I’m a Packer fan above all else in sports, and I don’t resent Favre. I think the team absolutely made the right move at QB, but I do wish they had handled it slightly differently. But if Favre wants to keep playing and Minnesota wants to pay him $12MM to do it, well, yay capitalism.

Did it suck to get swept by the Vikings this year? Yes. Would it have sucked less if Sage Rosenfels had been QB? Not even a little tiny bit.

I think some fans feel that Favre took it personally that the team let him go, and signed with the Vikings out of spite. So that may be it. But honestly, most of the Packer fans I’ve talked to IRL are a lot more sanguine than the media has made us out to be. Having a shiny new QB who is just as good (to a rough order of magnitude) and 15 years younger takes a lot of the sting out of it.
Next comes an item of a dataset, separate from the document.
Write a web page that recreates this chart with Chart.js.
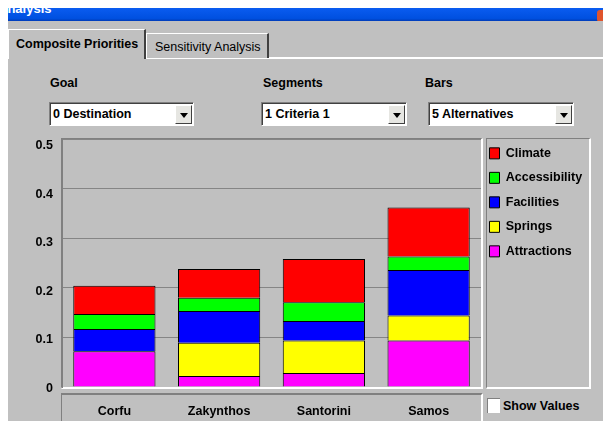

In the years leading up to his depature, he hadn’t been that good. His last season in Green Bay went well, and in fact I was surprised he thought about retiring after that season, but the couple of years before it were erratic and not very successful. (2005: Favre throws 20 TDs and 29 INTs, team goes 4-12; 2006: Favre throws 18 TDs and 18 INTs, team goes 8-8.) That’s part of why the team was ready to start getting younger.

Fair enough I think. To be honest I assumed that the media was only reporting on the fans that could provide a story – the ones that were ranting. I figured these fans did not represent most GB fans.

Gotcha, it makes sense – thanks.

My feelings have already been largely covered.

As a lifelong Packer fan (and season ticket holder, and stockholder), I got tired of the annual “will he or won’t he retire” festival. When he finally retired (well, the first time), and the team committed itself to moving on without him, he seemed, to me, to become rather petulant.

I don’t resent him, but I do feel that he decided to make a business decision into a personal decision, and, as others have said, essentially flipped a big bird to Packerdom with his long flirtation with, and finally playing for, the team which is arguably the Packers’ biggest rival.